Что же касается так называемых серьезных дел, то тут необходимо отличить немецких евреев и назвать имя знаменитого скрипача XX века Бронислава Губермана. Помимо того, что он был великим музыкантом (в 1909 году он первым был удостоен чести сыграть в Генуе на скрипке самого Паганини), он был еще незаурядным человеком. Именно его стараниями в 1936 году был создан Филармонический оркестр, который с тех пор прочно занимает место одного из лучших оркестров мира. Его первым концертом дирижировал аж сам Тосканини. За пультами сидели лучшие музыканты Европы, по большей части беженцы из Германии. Каково приходилось им, питомцам утонченной культуры, в ближневосточном захолустье, лучше и не думать, но жизнь сложилась именно так, а не иначе. За дирижерским пультом этого оркестра стояли все великие дирижеры XX века — кроме одного, хотя он страстно сюда рвался. Оркестр не хотел играть с бывшим членом нацистской партии и любимцем фюрера Гербертом фон Караяном. Так и не сыграли.

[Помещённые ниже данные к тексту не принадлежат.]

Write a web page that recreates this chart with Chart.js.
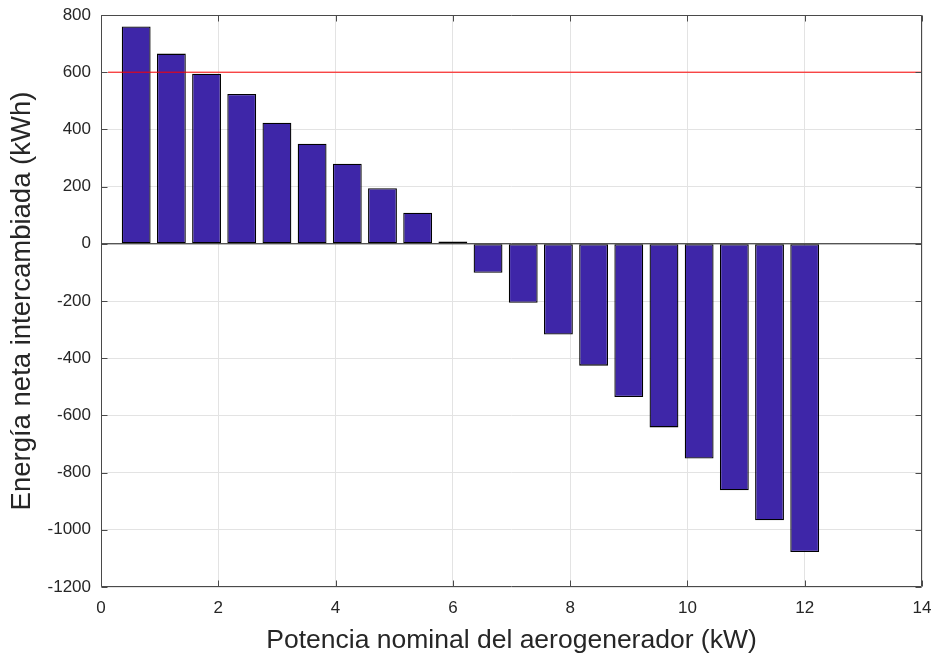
<!DOCTYPE html>
<html lang="es">
<head>
  <meta charset="UTF-8">
  <title>Energía neta intercambiada</title>
  <script src="https://cdn.jsdelivr.net/npm/chart.js"></script>
  <style>
    body {
      margin: 0;
      background-color: #ffffff;
    }
  </style>
</head>
<body>
  <canvas id="energiaChart" width="934" height="657"></canvas>

  <script>
    // Potencia nominal (kW) y energia neta (kWh)
    const potencia = [0.6, 1.2, 1.8, 2.4, 3.0, 3.6, 4.2, 4.8, 5.4, 6.0,
                      6.6, 7.2, 7.8, 8.4, 9.0, 9.6, 10.2, 10.8, 11.4, 12.0];
    const energia = [760, 665, 595, 524, 423, 350, 280, 194, 109, 8,
                     -101, -206, -317, -426, -536, -642, -751, -862, -967, -1078];

    // Linea roja de referencia
    const limite = 600;
    const limiteDesde = 0.12;

    const xTicks = [0, 2, 4, 6, 8, 10, 12, 14];
    const yTicks = [-1200, -1000, -800, -600, -400, -200, 0, 200, 400, 600, 800];

    const textColor = "#262626";
    const fontFamily = "Arial, 'Liberation Sans', Helvetica, sans-serif";

    // caja de ejes con marcas hacia dentro (estilo MATLAB)
    const marcoPlugin = {
      id: "marco",
      afterDatasetsDraw(chart) {
        const { ctx, chartArea, scales } = chart;
        const l = Math.round(chartArea.left) + 0.5;
        const r = Math.round(chartArea.right) - 0.5;
        const t = Math.round(chartArea.top) + 0.5;
        const b = Math.round(chartArea.bottom) - 0.5;
        const len = 6;
        ctx.save();
        ctx.strokeStyle = "#4a4a4a";
        ctx.lineWidth = 1;
        ctx.beginPath();
        ctx.rect(l, t, r - l, b - t);
        xTicks.forEach(v => {
          const px = Math.round(scales.x.getPixelForValue(v)) + 0.5;
          ctx.moveTo(px, b);
          ctx.lineTo(px, b - len);
          ctx.moveTo(px, t);
          ctx.lineTo(px, t + len);
        });
        yTicks.forEach(v => {
          const py = Math.round(scales.y.getPixelForValue(v)) + 0.5;
          ctx.moveTo(l, py);
          ctx.lineTo(l + len, py);
          ctx.moveTo(r, py);
          ctx.lineTo(r - len, py);
        });
        ctx.stroke();
        ctx.restore();
      }
    };

    new Chart(document.getElementById("energiaChart"), {
      type: "bar",
      data: {
        datasets: [
          {
            type: "line",
            data: [{ x: limiteDesde, y: limite }, { x: 14, y: limite }],
            borderColor: "#ff0000",
            borderWidth: 1,
            pointRadius: 0,
            order: 0
          },
          {
            type: "line",
            data: [{ x: 0, y: 0 }, { x: 14, y: 0 }],
            borderColor: "#1a1a1a",
            borderWidth: 1,
            pointRadius: 0,
            order: 1
          },
          {
            type: "bar",
            data: potencia.map((p, i) => ({ x: p, y: energia[i] })),
            backgroundColor: "#3e26a8",
            borderColor: "#000000",
            borderWidth: 1.3,
            borderSkipped: false,
            categoryPercentage: 0.82,
            barPercentage: 1.0,
            order: 2
          }
        ]
      },
      options: {
        responsive: false,
        animation: false,
        layout: {
          padding: { top: 15, right: 12, bottom: 0, left: 0 }
        },
        plugins: {
          legend: { display: false },
          tooltip: { enabled: false }
        },
        scales: {
          x: {
            type: "linear",
            min: 0,
            max: 14,
            offset: false,
            grid: { offset: false, color: "#e3e3e3", drawTicks: false },
            border: { display: false },
            afterBuildTicks: scale => { scale.ticks = xTicks.map(v => ({ value: v })); },
            afterFit: scale => {
              scale.height = 70;
              scale.paddingLeft = 0;
              scale.paddingRight = 0;
            },
            ticks: {
              padding: 11,
              maxRotation: 0,
              color: textColor,
              font: { family: fontFamily, size: 17 },
              callback: v => String(v)
            },
            title: {
              display: true,
              text: "Potencia nominal del aerogenerador (kW)",
              color: textColor,
              font: { family: fontFamily, size: 26.5 },
              padding: { top: 0, bottom: 0 }
            }
          },
          y: {
            type: "linear",
            min: -1200,
            max: 800,
            grid: { color: "#e3e3e3", drawTicks: false },
            border: { display: false },
            afterBuildTicks: scale => { scale.ticks = yTicks.map(v => ({ value: v })); },
            afterFit: scale => {
              scale.width = 101;
              scale.paddingTop = 0;
              scale.paddingBottom = 0;
            },
            ticks: {
              padding: 10,
              color: textColor,
              font: { family: fontFamily, size: 17 },
              callback: v => String(v)
            },
            title: {
              display: true,
              text: "Energía neta intercambiada (kWh)",
              color: textColor,
              font: { family: fontFamily, size: 27.5 },
              padding: { top: 6, bottom: 0 }
            }
          }
        }
      },
      plugins: [marcoPlugin]
    });
  </script>
</body>
</html>
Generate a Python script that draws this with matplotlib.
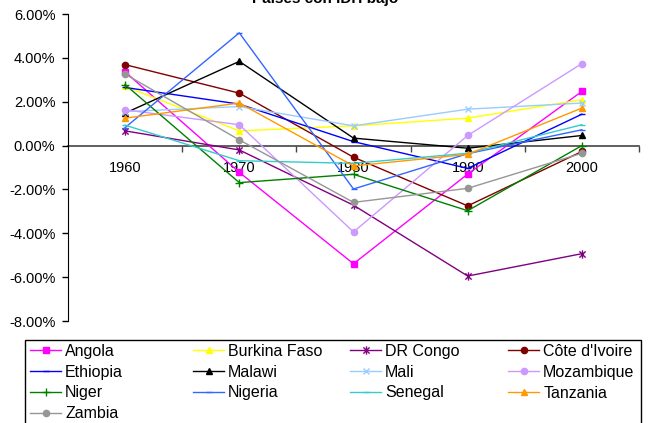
import matplotlib
matplotlib.use("Agg")
import matplotlib.pyplot as plt
from matplotlib.ticker import FuncFormatter, FixedLocator
from matplotlib.path import Path
from matplotlib.patches import Rectangle

plt.rcParams['font.family'] = ['Liberation Sans', 'DejaVu Sans']

years = ["1960", "1970", "1980", "1990", "2000"]
title = "Países con IDH bajo"

angola = [3.36, -1.22, -5.39, -1.30, 2.47]
burkina_faso = [2.70, 0.67, 0.90, 1.25, 2.09]
dr_congo = [0.67, -0.20, -2.72, -5.95, -4.93]
cote_divoire = [3.69, 2.39, -0.53, -2.75, -0.27]
ethiopia = [2.65, 1.89, 0.18, -1.04, 1.43]
malawi = [1.48, 3.84, 0.34, -0.12, 0.46]
mali = [1.55, 1.78, 0.90, 1.66, 1.94]
mozambique = [1.63, 0.95, -3.94, 0.46, 3.74]
niger = [2.78, -1.69, -1.31, -2.97, 0.00]
nigeria = [0.82, 5.14, -1.98, -0.37, 0.72]
senegal = [0.93, -0.69, -0.81, -0.35, 0.95]
tanzania = [1.25, 1.94, -0.93, -0.40, 1.71]
zambia = [3.26, 0.26, -2.59, -1.95, -0.35]

star = Path([(0, -1), (0, 1), (-0.75, -0.75), (0.75, 0.75), (-0.75, 0.75), (0.75, -0.75)],
            [Path.MOVETO, Path.LINETO, Path.MOVETO, Path.LINETO, Path.MOVETO, Path.LINETO])

series = [
    ("Angola", angola, "#FF00FF", "s", 4),
    ("Burkina Faso", burkina_faso, "#FFFF00", "^", 5),
    ("DR Congo", dr_congo, "#800080", star, 6),
    ("Côte d'Ivoire", cote_divoire, "#800000", "o", 4.5),
    ("Ethiopia", ethiopia, "#0000FF", "_", 4),
    ("Malawi", malawi, "#000000", "^", 5),
    ("Mali", mali, "#99CCFF", "x", 5),
    ("Mozambique", mozambique, "#CC99FF", "o", 4.5),
    ("Niger", niger, "#008000", "+", 6),
    ("Nigeria", nigeria, "#3366FF", "_", 4),
    ("Senegal", senegal, "#33CCCC", "_", 4),
    ("Tanzania", tanzania, "#FF9900", "^", 5),
    ("Zambia", zambia, "#969696", "o", 4.5),
]

W, H = 651, 423
fig = plt.figure(figsize=(W/100, H/100), dpi=100)
ax = fig.add_axes([68/W, 1-321/H, 571/W, 307/H])

x = list(range(len(years)))
handles = {}
for name, vals, col, mk, ms in series:
    ln, = ax.plot(x, vals, color=col, marker=mk, markersize=ms, linewidth=1.0,
                  markeredgewidth=1.0, markerfacecolor=col, markeredgecolor=col, label=name)
    handles[name] = ln

ax.set_xlim(-0.5, len(years) - 0.5)
ax.set_ylim(-8, 6)
ax.set_yticks([-8, -6, -4, -2, 0, 2, 4, 6])
ax.yaxis.set_major_formatter(FuncFormatter(lambda v, p: f"{v:.2f}%"))
ax.tick_params(axis='y', direction='out', length=4, width=1, pad=5, labelsize=10.5)

ax.spines['top'].set_visible(False)
ax.spines['right'].set_visible(False)
ax.spines['bottom'].set_position(('data', 0))
ax.spines['bottom'].set_color('#444444')
ax.spines['bottom'].set_linewidth(1.2)
ax.spines['bottom'].set_zorder(0)

ax.xaxis.set_major_locator(FixedLocator([0.5, 1.5, 2.5, 3.5, 4.5]))
ax.xaxis.set_major_formatter(FuncFormatter(lambda v, p: ""))
ax.xaxis.set_minor_locator(FixedLocator(x))
ax.set_xticklabels(years, minor=True)
ax.tick_params(axis='x', which='major', direction='out', length=4, width=1, color='#444444')
ax.tick_params(axis='x', which='minor', length=0, pad=11, labelsize=10.5)

fig.text(0.5, 1 - 3/H, title, ha='center', va='baseline', fontsize=11, fontweight='bold')

# legend: frame + four columns (row-major order like the original)
fig.add_artist(Rectangle((25/W, -0.05), 616/W, 1 - 340/H + 0.05, transform=fig.transFigure,
                         fill=False, edgecolor='black', linewidth=1.0))
columns = [
    (30, ["Angola", "Ethiopia", "Niger", "Zambia"]),
    (193, ["Burkina Faso", "Malawi", "Nigeria"]),
    (350, ["DR Congo", "Mali", "Senegal"]),
    (508, ["Côte d'Ivoire", "Mozambique", "Tanzania"]),
]
for xpos, names in columns:
    leg = fig.legend([handles[n] for n in names], names,
                     loc='upper left', bbox_to_anchor=(xpos/W, 1 - 344/H),
                     frameon=False, fontsize=11.5, handlelength=1.95, handletextpad=0.25,
                     labelspacing=0.36, borderpad=0, borderaxespad=0)

fig.savefig("out.png", dpi=100)
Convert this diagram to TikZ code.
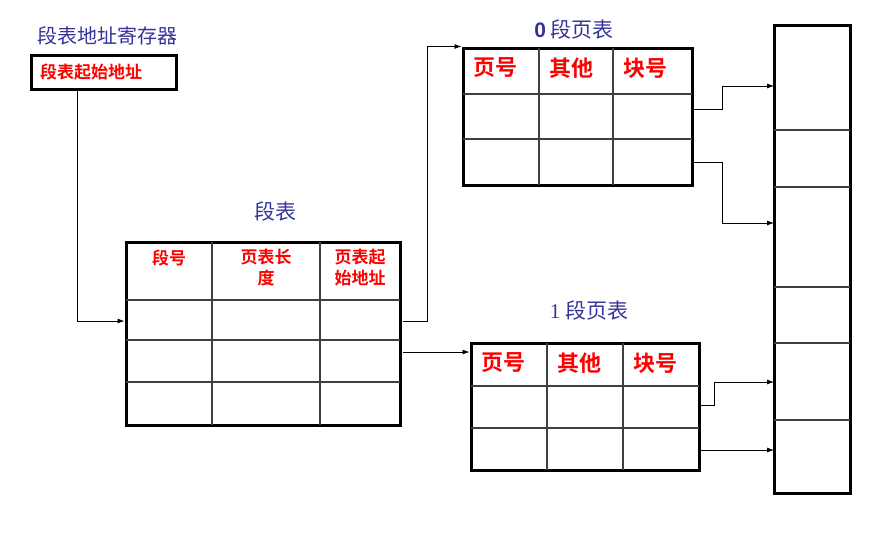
\documentclass[tikz,border=0pt]{standalone}
\usepackage{fontspec}
\newfontfamily\cjk{Noto Sans CJK SC}[BoldFont={Noto Sans CJK SC Bold}]
\newfontfamily\latinsans{Liberation Sans}
\newfontfamily\latinserif{Liberation Serif}
\usetikzlibrary{arrows.meta}

\definecolor{titleblue}{RGB}{51,51,153}

\tikzset{
  tbl/.style={draw, line width=3pt, inner sep=0pt},
  cell/.style={line width=1.2pt, black!75},
  link/.style={-{Latex[length=7pt,width=5pt]}, line width=0.8pt},
  head/.style={text=red, inner sep=0pt, align=center, font=\cjk\bfseries\fontsize{17}{21}\selectfont},
  bighead/.style={text=red, inner sep=0pt, font=\cjk\bfseries\fontsize{22}{24}\selectfont},
  title/.style={text=titleblue, inner sep=0pt, font=\cjk\fontsize{21}{24}\selectfont}
}

\begin{document}
\begin{tikzpicture}[x=1pt,y=-1pt]
\useasboundingbox (0,0) rectangle (875,558);

% register
\node[title, font=\cjk\fontsize{20}{24}\selectfont] (regtitle) at (107,36) {段表地址寄存器};
\node[tbl, minimum width=145pt, minimum height=34pt] (reg) at (103.5,72.5) {};
\node[head, anchor=west] (regtext) at (40,72) {段表起始地址};

% segment table
\node[title] (segtitle) at (275,211) {段表};
\node[tbl, minimum width=274pt, minimum height=183pt] (seg) at (263,333.5) {};
\draw[cell] (212,242) -- (212,425);
\draw[cell] (320,242) -- (320,425);
\foreach \y in {300,340,382}
  \draw[cell] (126,\y) -- (400,\y);
\node[head] (segno) at (169,258) {段号};
\node[head] (seglen) at (266,268) {页表长\\度};
\node[head] (segaddr) at (360,268) {页表起\\始地址};

% page table of segment 0
\node[title] (p0title) at (574,29) {{\latinsans\bfseries 0} 段页表};
\node[tbl, minimum width=229pt, minimum height=137pt] (p0) at (577.5,116.5) {};
\draw[cell] (539,48) -- (539,185);
\draw[cell] (613,48) -- (613,185);
\foreach \y in {94,139}
  \draw[cell] (463,\y) -- (692,\y);
\node[bighead] (p0page) at (495,68) {页号};
\node[bighead] (p0other) at (571,68) {其他};
\node[bighead] (p0block) at (645,68) {块号};

% page table of segment 1
\node[title] (p1title) at (589,310) {{\latinserif 1} 段页表};
\node[tbl, minimum width=228pt, minimum height=127pt] (p1) at (585,406.5) {};
\draw[cell] (547,343) -- (547,470);
\draw[cell] (623,343) -- (623,470);
\foreach \y in {386,428}
  \draw[cell] (471,\y) -- (699,\y);
\node[bighead] (p1page) at (503,363) {页号};
\node[bighead] (p1other) at (579,363) {其他};
\node[bighead] (p1block) at (655,363) {块号};

% memory
\node[tbl, minimum width=76pt, minimum height=468pt] (mem) at (812,259) {};
\foreach \y in {130,187,287,343,420}
  \draw[cell] (774,\y) -- (850,\y);

% connector points
\coordinate (s1) at (403,321);
\coordinate (s2) at (403,352);
\coordinate (a1) at (692,109);
\coordinate (a2) at (692,162);
\coordinate (b1) at (699,405);
\coordinate (b2) at (699,450);
\coordinate (m1) at (774,86);
\coordinate (m2) at (774,223);
\coordinate (m3) at (774,382);
\coordinate (m4) at (774,450);

\draw[link] (reg.south -| 77,0) |- (seg.west |- s1);
\draw[link] (s1) -- ++(24,0) |- (p0.north west);
\draw[link] (s2) -- (p1.west |- s2);
\draw[link] (a1) -- ++(30,0) |- (m1);
\draw[link] (a2) -- ++(30,0) |- (m2);
\draw[link] (b1) -- ++(15,0) |- (m3);
\draw[link] (b2) -- (m4);
\end{tikzpicture}
\end{document}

Сегодня главным дирижером оркестра является другой великий музыкант — Зубин Мета, индус. В 1981 году оркестр присвоил ему звание своего пожизненного художественного руководителя. Мета — музыкант неукротимого темперамента, роскошный красавец, барин, человек невероятной работоспособности. Оркестр падает, а ему хоть бы что — постоит на голове пять минут и опять руками машет. Потому что йогу знает. «Вы, — говорит он музыкантам снисходительно, — расслабляться не умеете». Действительно не умеют. Но что поделать: здесь жизнь такая.
Смутить Мету не может ничто, даже (был такой случай) расстегнутая ширинка. Но один раз он понервничал, аж белый был. Дело случилось в Зальцбурге на репетиции. В зале, пустом темном зале, сидели всего-навсего два человека — Герберт фон Караян и Леонард Бернстайн.
Бернстайн приезжал в Израиль часто — каждый год. Началось это еще в 1948 году, когда он дирижировал, можно сказать, на фронтах во время Войны за независимость. Между этим человеком и оркестрантами была какая-то удивительная связь, и, на наш невежественный взгляд, ни с кем не играли они так, как с этим невысоким человеком, который за пультом был любовником, шутом, исповедником, диктатором, философом — был самой музыкой. Однажды нам посчастливилось быть на концерте, где в программе была Девятая симфония Малера. Всю последнюю часть Бернстайн простоял на подиуме без единого движения, уткнувшись головой в руки, из которых торчала дирижерская палочка. Никогда ни до ни позже не приходилось нам слышать подобного: это не было звучанием струнных — со сцены звучал хор. Впервые в жизни мы слышали, как оркестр звучал человеческим голосом. И когда замер последний звук, то никто в зале не осмелился пошевелиться, и через несколько бесконечно долгих мгновений Бернстайн, заливаясь слезами, поплелся за кулисы. И лишь когда он скрылся, раздались первые робкие аплодисменты. А потом, конечно, была овация, и Бернстайн смеялся и посылал в зал воздушные поцелуи, и стоял на сцене оркестр, все музыканты которого в этот вечер были гениями.